I’ve been trying to understand why
the firing of Maurice Carthon has been received so enthusiastically
by Browns fans.
Understand, that’s not because I have
any love for Carthon. His numbers as an offensive coordinator
speak (or should I say groan?) for themselves: Last in total yards
of offense per game; 29th in number of plays run; 25th
in points per game; last in total rushing yards; second to last in rushing
yards per carry. (The points statistic is actually overstated,
if you can imagine. The Browns are among the league’s best in
kickoff and punt returns, meaning that their offense typically has less
distance to go to get to the end zone or at least into field goal position.)
Those numbers may actually be an improvement over last season’s, but
that’s damning with the faintest of praise.
Carthon’s brusque personality and reported
conflicts with others on the team (both players and coaches) have been
described extensively elsewhere; no need to keep fishing in that lake.
Add to that the sports truism that coaches
are hired to be fired. Want to be the most popular guy in town?
Be the assistant head coach. Want to be the most hated guy in
town? Remove “assistant” from that title. It looks like
that truism applies to coordinators as well.
All guys are convinced of three things:
that they bang like apes, that they’re great drivers, and that they
can run an NFL offense. It doesn’t matter that their “resume”
consists of drawing up a hook and lateral play that scored the winning
touchdown for a neighborhood game thirty years ago (and that the score
happened only because Billy Cunningham’s mom called him to supper,
distracting him long enough so that he missed the tackle). Every
fan out there with a Frye (or Couch … or Kosar …) jersey on his
back on Sunday afternoons is convinced that he can call plays better
than the guy who actually has the job.
So it’s certainly understandable to
expect some degree of good riddance for Carthon. (Not that it
should give us much hope for the 2006 season. Make a list of all
the teams that have fired a coordinator halfway through the year, then
turned their season around.)
But there’s something more here.
Something unique to The Cleveland Experience. Michael J. Fox’s
character in the movie “The American President” put his finger on
it:
“They're so thirsty for it they'll
crawl through the desert toward a mirage, and when they discover there's
no water, they'll drink the sand.”
Make no mistake, Browns fans are thirsty.
We’re parched. Dehydrated. Haven’t seen a drop of water
in years. The last football team here moved to Baltimore; if this
one skips town, it ought to relocate to the Atacama.

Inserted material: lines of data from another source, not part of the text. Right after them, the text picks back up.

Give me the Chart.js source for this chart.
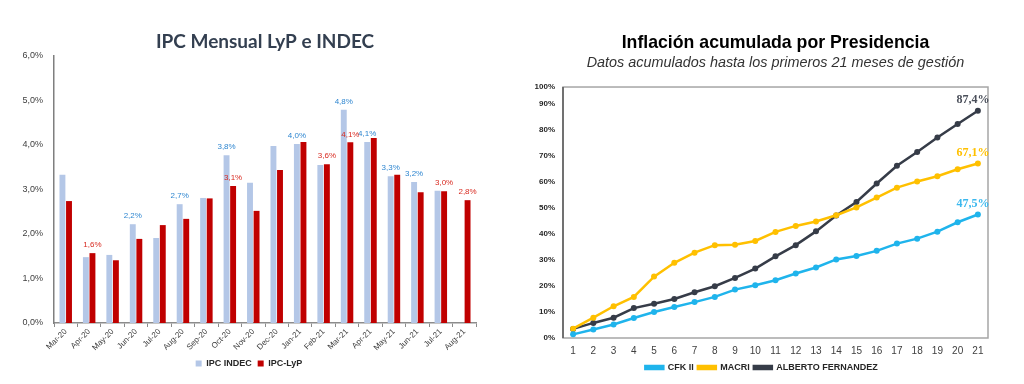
<!DOCTYPE html>
<html>
<head>
<meta charset="utf-8">
<script src="https://cdn.jsdelivr.net/npm/chart.js@4.4.0/dist/chart.umd.min.js"></script>
<style>
  html, body { margin: 0; padding: 0; background: #fff; }
  body { width: 1024px; height: 384px; position: relative; overflow: hidden; }
  #ipcChart { position: absolute; left: 0; top: 0; }
  #acumChart { position: absolute; left: 510px; top: 0; }
</style>
</head>
<body>
<canvas id="ipcChart" width="510" height="384"></canvas>
<canvas id="acumChart" width="514" height="384"></canvas>
<script>
// --- IPC mensual (left) ---
const months = ['Mar-20', 'Apr-20', 'May-20', 'Jun-20', 'Jul-20', 'Aug-20', 'Sep-20', 'Oct-20', 'Nov-20',
  'Dec-20', 'Jan-21', 'Feb-21', 'Mar-21', 'Apr-21', 'May-21', 'Jun-21', 'Jul-21', 'Aug-21'];
const ipcIndec = [3.33, 1.48, 1.53, 2.22, 1.91, 2.67, 2.81, 3.77, 3.15, 3.98, 4.02, 3.55, 4.79, 4.07, 3.30, 3.17, 2.97, null];
const ipcLyp = [2.74, 1.57, 1.41, 1.89, 2.20, 2.34, 2.80, 3.08, 2.52, 3.44, 4.07, 3.57, 4.06, 4.16, 3.33, 2.94, 2.96, 2.76];
// which bars carry a value label
const indecLabelIdx = [3, 5, 7, 10, 12, 13, 14, 15];
const lypLabelIdx = [1, 7, 11, 12, 16, 17];

// --- Inflacion acumulada (right) ---
const mesesGestion = ['1', '2', '3', '4', '5', '6', '7', '8', '9', '10', '11', '12', '13', '14', '15', '16', '17', '18', '19', '20', '21'];
const cfk = [1.4, 3.3, 5.2, 7.7, 10.0, 11.9, 13.8, 15.8, 18.6, 20.3, 22.2, 24.8, 27.1, 30.2, 31.5, 33.5, 36.3, 38.2, 40.9, 44.5, 47.5];
const macri = [3.6, 7.8, 12.2, 15.8, 23.6, 28.9, 32.8, 35.7, 35.9, 37.3, 40.8, 43.1, 44.8, 47.2, 50.2, 54.0, 57.8, 60.2, 62.2, 64.9, 67.1];
const alberto = [3.5, 5.8, 7.8, 11.5, 13.2, 15.0, 17.6, 19.9, 23.1, 26.7, 31.4, 35.7, 41.0, 47.1, 52.3, 59.4, 66.2, 71.5, 77.1, 82.3, 87.4];

Chart.defaults.font.family = '"Liberation Sans", Arial, sans-serif';

const fmt = v => v.toFixed(1).replace('.', ',') + '%';

const barLabels = {
  id: 'barLabels',
  afterDatasetsDraw(chart) {
    const ctx = chart.ctx;
    ctx.save();
    ctx.font = '8px "Liberation Sans", Arial';
    ctx.textAlign = 'center';
    ctx.textBaseline = 'middle';
    [[0, indecLabelIdx, '#2e86d0'], [1, lypLabelIdx, '#d82a20']].forEach(([ds, idxs, color]) => {
      const meta = chart.getDatasetMeta(ds);
      ctx.fillStyle = color;
      idxs.forEach(i => {
        const bar = meta.data[i];
        ctx.fillText(fmt(chart.data.datasets[ds].data[i]), bar.x, bar.y - 8);
      });
    });
    ctx.restore();
  }
};

new Chart(document.getElementById('ipcChart'), {
  type: 'bar',
  data: {
    labels: months,
    datasets: [
      { label: 'IPC INDEC', data: ipcIndec, backgroundColor: '#b4c7e7', categoryPercentage: 0.56, barPercentage: 0.9 },
      { label: 'IPC-LyP', data: ipcLyp, backgroundColor: '#c00000', categoryPercentage: 0.56, barPercentage: 0.9 }
    ]
  },
  options: {
    responsive: false,
    animation: false,
    layout: { padding: { left: 22, right: 34, top: 30.6, bottom: 6 } },
    plugins: {
      title: {
        display: true,
        text: 'IPC Mensual LyP e INDEC',
        fullSize: false,
        color: '#333f50',
        font: { family: 'Lato', size: 19, weight: 'bold' },
        padding: { top: 0, bottom: 2.6 }
      },
      legend: {
        position: 'bottom',
        labels: {
          boxWidth: 6, boxHeight: 6, padding: 6, color: '#262626',
          font: { size: 9, weight: 'bold' }
        }
      },
      tooltip: { enabled: false }
    },
    scales: {
      x: {
        grid: { offset: true, drawOnChartArea: false, tickLength: 4, color: '#8c8c8c' },
        border: { color: '#8c8c8c', width: 1.5 },
        ticks: { minRotation: 45, maxRotation: 45, color: '#404040', font: { size: 8 }, padding: 0 },
        afterFit(scale) { scale.height = 30; }
      },
      y: {
        min: 0, max: 6,
        grid: { display: false },
        border: { color: '#7f7f7f', width: 1.5 },
        ticks: { stepSize: 1, color: '#404040', font: { size: 9 }, callback: v => fmt(v) },
        afterFit(scale) { scale.width = 32; }
      }
    }
  },
  plugins: [barLabels]
});

const areaBorder = {
  id: 'areaBorder',
  beforeDatasetsDraw(chart) {
    const { ctx, chartArea: { left, top, width, height } } = chart;
    ctx.save();
    ctx.strokeStyle = '#a6a6a6';
    ctx.lineWidth = 1.5;
    ctx.strokeRect(left, top, width, height);
    ctx.strokeStyle = '#595959';
    ctx.beginPath();
    ctx.moveTo(left, top);
    ctx.lineTo(left, top + height);
    ctx.stroke();
    ctx.restore();
  }
};

const endLabels = {
  id: 'endLabels',
  afterDatasetsDraw(chart) {
    const ctx = chart.ctx;
    ctx.save();
    ctx.font = 'bold 12px "Liberation Serif", "Times New Roman", serif';
    ctx.textAlign = 'center';
    ctx.textBaseline = 'middle';
    chart.data.datasets.forEach((ds, i) => {
      const pts = chart.getDatasetMeta(i).data;
      const last = pts[pts.length - 1];
      ctx.fillStyle = ds.labelColor;
      ctx.fillText(fmt(ds.data[ds.data.length - 1]), last.x - 5, last.y - 11);
    });
    ctx.restore();
  }
};

new Chart(document.getElementById('acumChart'), {
  type: 'line',
  data: {
    labels: mesesGestion,
    datasets: [
      { label: 'CFK II', data: cfk, borderColor: '#1fb4ec', backgroundColor: '#1fb4ec', labelColor: '#3bb8ee' },
      { label: 'MACRI', data: macri, borderColor: '#ffc000', backgroundColor: '#ffc000', labelColor: '#ffc000' },
      { label: 'ALBERTO FERNANDEZ', data: alberto, borderColor: '#363c48', backgroundColor: '#363c48', labelColor: '#4a4f5a' }
    ]
  },
  options: {
    responsive: false,
    animation: false,
    elements: {
      line: { borderWidth: 2.5, tension: 0 },
      point: { radius: 3, borderWidth: 0 }
    },
    layout: { padding: { left: 25, right: 36, top: 32.6, bottom: 2 } },
    plugins: {
      title: {
        display: true,
        text: 'Inflación acumulada por Presidencia',
        fullSize: false,
        color: '#000',
        font: { size: 17.7, weight: 'bold' },
        padding: { top: 0, bottom: 0.5 }
      },
      subtitle: {
        display: true,
        text: 'Datos acumulados hasta los primeros 21 meses de gestión',
        fullSize: false,
        color: '#333',
        font: { size: 14.4, style: 'italic' },
        padding: { top: 0, bottom: 15.4 }
      },
      legend: {
        position: 'bottom',
        labels: {
          boxWidth: 18, boxHeight: 3, padding: 4, color: '#262626',
          font: { size: 9, weight: 'bold' }
        }
      },
      tooltip: { enabled: false }
    },
    scales: {
      x: {
        offset: true,
        grid: { display: false, drawTicks: false },
        border: { display: false },
        ticks: { color: '#404040', font: { size: 10 }, padding: 7 },
        afterFit(scale) { scale.height = 21; }
      },
      y: {
        min: 0, max: 96.5,
        grid: { display: false, drawTicks: false },
        border: { display: false },
        afterBuildTicks(axis) {
          axis.ticks = [0, 10, 20, 30, 40, 50, 60, 70, 80, 90, axis.max].map(v => ({ value: v }));
        },
        ticks: {
          color: '#262626', font: { size: 8, weight: 'bold' }, padding: 8,
          callback: v => (v > 95 ? 100 : v) + '%'
        },
        afterFit(scale) { scale.width = 28; }
      }
    }
  },
  plugins: [areaBorder, endLabels]
});
</script>
</body>
</html>
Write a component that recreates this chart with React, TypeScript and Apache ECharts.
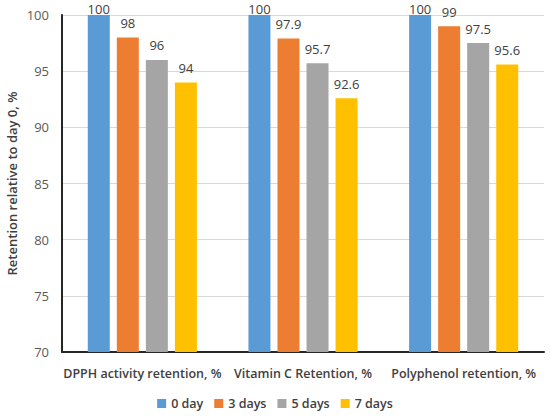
import React, { useEffect, useRef } from "react";
import * as echarts from "echarts";

const categories = ["DPPH activity retention, %", "Vitamin C Retention, %", "Polyphenol retention, %"];
const seriesNames = ["0 day", "3 days", "5 days", "7 days"];
const day0 = [100, 100, 100];
const day3 = [98, 97.9, 99];
const day5 = [96, 95.7, 97.5];
const day7 = [94, 92.6, 95.6];
const colors = ["#5B9BD5", "#ED7D31", "#A5A5A5", "#FFC000"];

export default function App() {
  const ref = useRef<HTMLDivElement>(null);
  useEffect(() => {
    const chart = echarts.init(ref.current!, null, { renderer: "svg" });
    const font = "'Open Sans', 'Liberation Sans', sans-serif";
    const data = [day0, day3, day5, day7];
    chart.setOption({
      animation: false,
      textStyle: { fontFamily: font },
      grid: { left: 62, right: 6, top: 15, bottom: 65, outerBoundsMode: "none", containLabel: false },
      legend: {
        top: 397,
        left: "center",
        padding: 0,
        itemWidth: 9,
        itemHeight: 9,
        itemGap: 11,
        icon: "rect",
        textStyle: { fontSize: 12.5, fontWeight: 600, color: "#404040", fontFamily: font },
        data: seriesNames,
      },
      xAxis: {
        type: "category",
        data: categories,
        axisLine: { lineStyle: { color: "#262626", width: 2 } },
        axisTick: { show: false },
        axisLabel: { fontSize: 12.5, fontWeight: 600, color: "#404040", margin: 15, interval: 0 },
      },
      yAxis: {
        type: "value",
        min: 70,
        max: 100,
        interval: 5,
        name: "Retention relative to day 0, %",
        nameLocation: "middle",
        nameGap: 44,
        nameMoveOverlap: false,
        nameTextStyle: { fontSize: 13, fontWeight: 600, color: "#404040" },
        axisLine: { show: true, lineStyle: { color: "#262626", width: 2 } },
        axisTick: { show: false },
        axisLabel: { fontSize: 13, color: "#595959", margin: 13 },
        splitLine: { lineStyle: { color: "#D9D9D9" } },
      },
      series: seriesNames.map((n, i) => ({
        name: n,
        type: "bar",
        data: data[i].map((v) => ({
          value: v,
          label: { distance: v >= 100 ? 1 : 9 },
        })),
        barWidth: 22,
        barGap: "32%",
        itemStyle: { color: colors[i] },
        label: { show: true, position: "top", distance: 9, fontSize: 13, lineHeight: 11, color: "#404040" },
      })),
    });
    return () => chart.dispose();
  }, []);
  return <div ref={ref} style={{ position: "absolute", left: 0, top: 0, width: 550, height: 417 }} />;
}
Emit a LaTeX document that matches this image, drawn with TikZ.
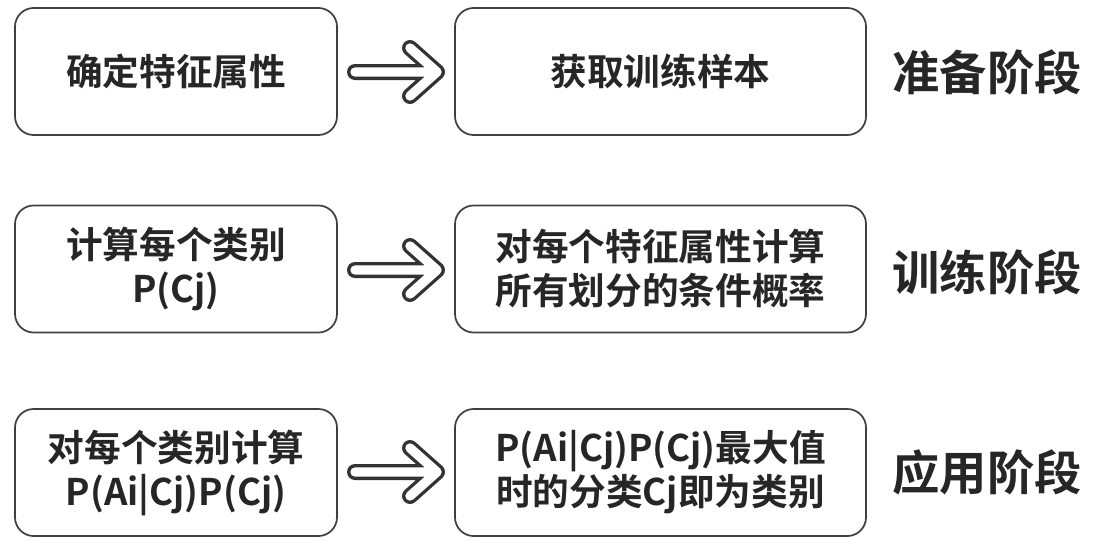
\documentclass[tikz,border=0pt]{standalone}
\usepackage{fontspec}
\setmainfont{Noto Sans CJK SC}[BoldFont={* Bold}]
\begin{document}
\begin{tikzpicture}[x=0.75pt,y=-0.75pt,
  box/.style={draw=black!75,line width=1.3pt,rounded corners=14pt,align=center,font=\fontsize{27.5}{33}\selectfont\bfseries,text=black!85},
  stage/.style={font=\fontsize{35.5}{40}\selectfont\bfseries,text=black!85},
  aout/.style={draw=black!80,line width=12pt,line cap=round,line join=round},
  ain/.style={draw=white,line width=7pt,line cap=round,line join=round}]
\useasboundingbox (0,0) rectangle (1117,554);
\newcommand{\mybox}[5]{\node[box,minimum width=#3*0.75pt,minimum height=127*0.75pt] (#1) at #2 {#4};}
\mybox{a1}{(176,71.5)}{322}{确定特征属性}{}
\mybox{b1}{(660.5,71.5)}{411}{获取训练样本}{}
\mybox{a2}{(176,269)}{322}{计算每个类别\\P(Cj)}{}
\mybox{b2}{(660.5,269)}{411}{对每个特征属性计算\\所有划分的条件概率}{}
\mybox{a3}{(176,472.5)}{322}{对每个类别计算\\P(Ai|Cj)P(Cj)}{}
\mybox{b3}{(660.5,472.5)}{411}{P(Ai|Cj)P(Cj)最大值\\时的分类Cj即为类别}{}
\node[stage] (s1) at (987,72) {准备阶段};
\node[stage] (s2) at (987,272) {训练阶段};
\node[stage] (s3) at (987,472) {应用阶段};
\foreach \y/\n in {72/1,270/2,472/3}{
  \coordinate (t\n) at (437,\y);
  \coordinate (s\n x) at (355,\y);
  \coordinate (u\n) at (410,\y-24);
  \coordinate (d\n) at (410,\y+24);
  \draw[aout] (s\n x)--(t\n) (u\n)--(t\n)--(d\n);
  \draw[ain] (s\n x)--(t\n) (u\n)--(t\n)--(d\n);
}
\end{tikzpicture}
\end{document}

It’s not even so much thirst for a
winning team, although that is of course the dream. We just want
competence. We want hope. We want a pulse in
the offense. We want to see Josh Cribbs return the ball all the
way to the opposing 25 yard line, getting tackled yet again by the kicker,
and think something other than “cool! they’re in field goal
position!”. We don’t want the feeling that the game is over
if the Browns fall behind by a touchdown. We want to see the ball
in the hands of those high draft pick playmakers like Braylon and Kellen.
(We’re so enamored with the team, we’re on a first-name basis with
them, you see.) We sure as hell don’t want to see Lawrence
Vickers throwing a pass. Ever.
That’s why Carthon’s firing has really
resonated with Browns fans. I suppose it’s possible that Jeff
Davidson really is a Bill Walsh in embryo, and that his promotion will
allow him to unlock the juggernaut hidden deep within whatever exactly
it is we’ve seen on offense the past six games. (Although
it is impossible to ignore that he was the position coach of the team’s
weakest unit.) But he doesn’t really need to do all that
well in order to earn a free pass from Browns fans, at least for a while.
Why is that?
The reply of Michael Douglas’s character
to Fox’s says it all:
People don't drink the sand because
they're thirsty. They drink the sand because they don't know the difference.
(The author hastens to note that he does in fact bang like an ape and is an excellent driver.)